A Muslim chaplain in the U.S. Army being held in the investigation of possible espionage at the Guantanamo Bay prison camp was charged yesterday with disobeying a general order for improperly handling classified information.
Capt. James J. Yee was charged with “taking classified material to his home and wrongfully transporting classified material without the proper security containers or covers,” said the Defense Department’s U.S. Southern Command, which oversees activities at Guantanamo.
While the command said the Army “continues to investigate Capt. Yee’s conduct, and if warranted, additional charges could be forthcoming,” the charges filed yesterday were less severe than those leveled against two former translators in the ongoing spy probe.
Capt. Yee, 35, would most likely face a maximum punishment of two years of confinement per charge, dismissal from the service and forfeiture of pay and allowances, said Greg D. McCormack, a former Army legal officer now in private practice in Virginia Beach.
“It’s not an espionage charge,” Mr. McCormack said, adding that an espionage charge could carry a life sentence or the death penalty.
Capt. Yee is one of three detained in the probe into possible spying at Guantanamo, a U.S. Navy base being used by the military to hold some 660 yet-to-be charged suspects in the war on terror.
About 70 military and civilian linguists reportedly have worked at Guantanamo. Senior Airman Ahmed I. al-Halabi, 24, an Air Force supply clerk who worked as an Arabic translator there for about nine months, was arrested in July.
Military prosecutors accused him of gathering classified information and messages from prisoners with plans to transmit it to an unidentified enemy in Syria. In total, 32 charges were filed against him, including one that could carry a death sentence.
The other Guantanamo interpreter charged is Ahmed Fathy Mehalba, 31, who served briefly as a private in the U.S. Army in 2001. An Egyptian-born U.S. citizen, he was arrested Sept. 29 at Boston’s Logan International Airport as he arrived on a flight from Cairo.

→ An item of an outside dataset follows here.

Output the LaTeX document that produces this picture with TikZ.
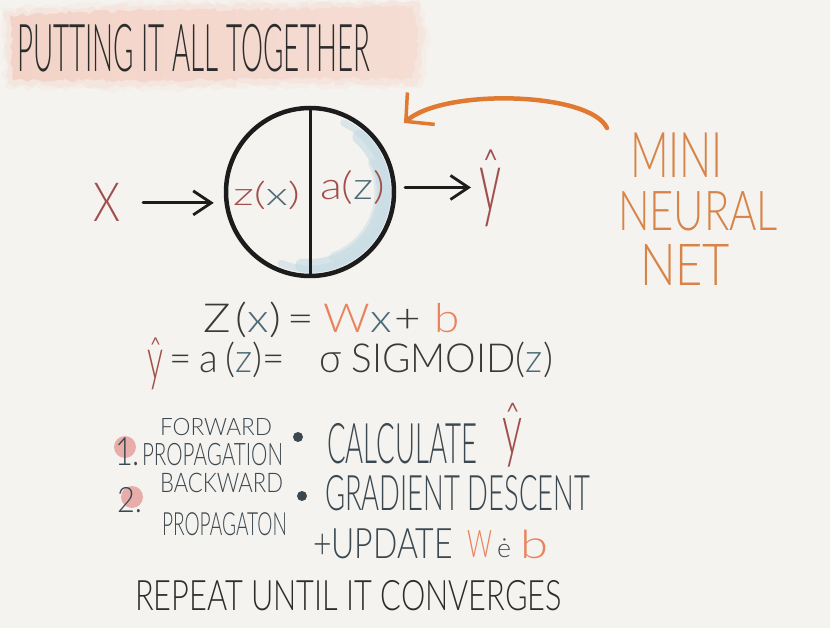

He is charged with lying to investigators about computer discs found in his possession on his arrest. According to newspaper reports, one of the discs had on it a list of names mentioned during interrogations of Guantanamo prisoners.
Capt. Yee, of Chinese-American descent, was raised in New Jersey as a Christian. In 1990, he graduated from West Point. He studied Islam at West Point and left the Army in the mid-1990s. He moved to Syria, where he underwent further religious training in traditional Islamic beliefs.
He later returned to the United States and re-entered the Army as an Muslim chaplain. He is said to be married to a Syrian woman. While he was a command chaplain for I Corps at Fort Lewis, Wash., the Army dispatched him to Cuba to attend to the spiritual needs of a growing number of captured suspects of al Qaeda and the Taliban, the hard-line Islamic group ousted from power in Afghanistan.
U.S. Southern Command said Capt. Yee, who also used the name Yousef, was on temporary duty at Guantanamo for 10 months serving as chaplain at the time of his arrest on Sept. 10. He was apprehended as he arrived at a Jacksonville, Fla., naval base on a flight from Guantanamo and accused initially of spying and committing acts of sedition.
In a potentially related development, authorities on Sept. 28 arrested Abdul Rahman al-Amoudi, 51, a U.S. citizen of Ethiopian descent who was a founding member of the American Muslim Armed Forces and Veterans Affairs Council. The council endorsed Capt. Yee when he applied to become a Muslim chaplain.
Since his arrest, Capt. Yee has been held in a U.S. Navy brig in Charleston, S.C. Military officials yesterday said it has not yet been determined where his military court proceedings will be held.
“Options include dismissing the charges, referring them to a special court-martial, or directing a pretrial investigation under Article 32 of the Uniform Code of Military Justice,” a spokesman for U.S. Southern Command said.
Capt. Yee, who has been assigned two attorneys by the Army, has a right to retain civilian defense counsel to represent him.
Law enforcement authorities have said there could be more arrests in the spy probe. On Thursday, the Associated Press reported that a member of the Navy working at Guantanamo was being closely watched and two arrests were imminent.
A military source yesterday told The Washington Times authorities “wouldn’t be surprised if other individuals are investigated” in the spy probe. “But I’m not privy to any arrest that’s coming in any near term,” the source said.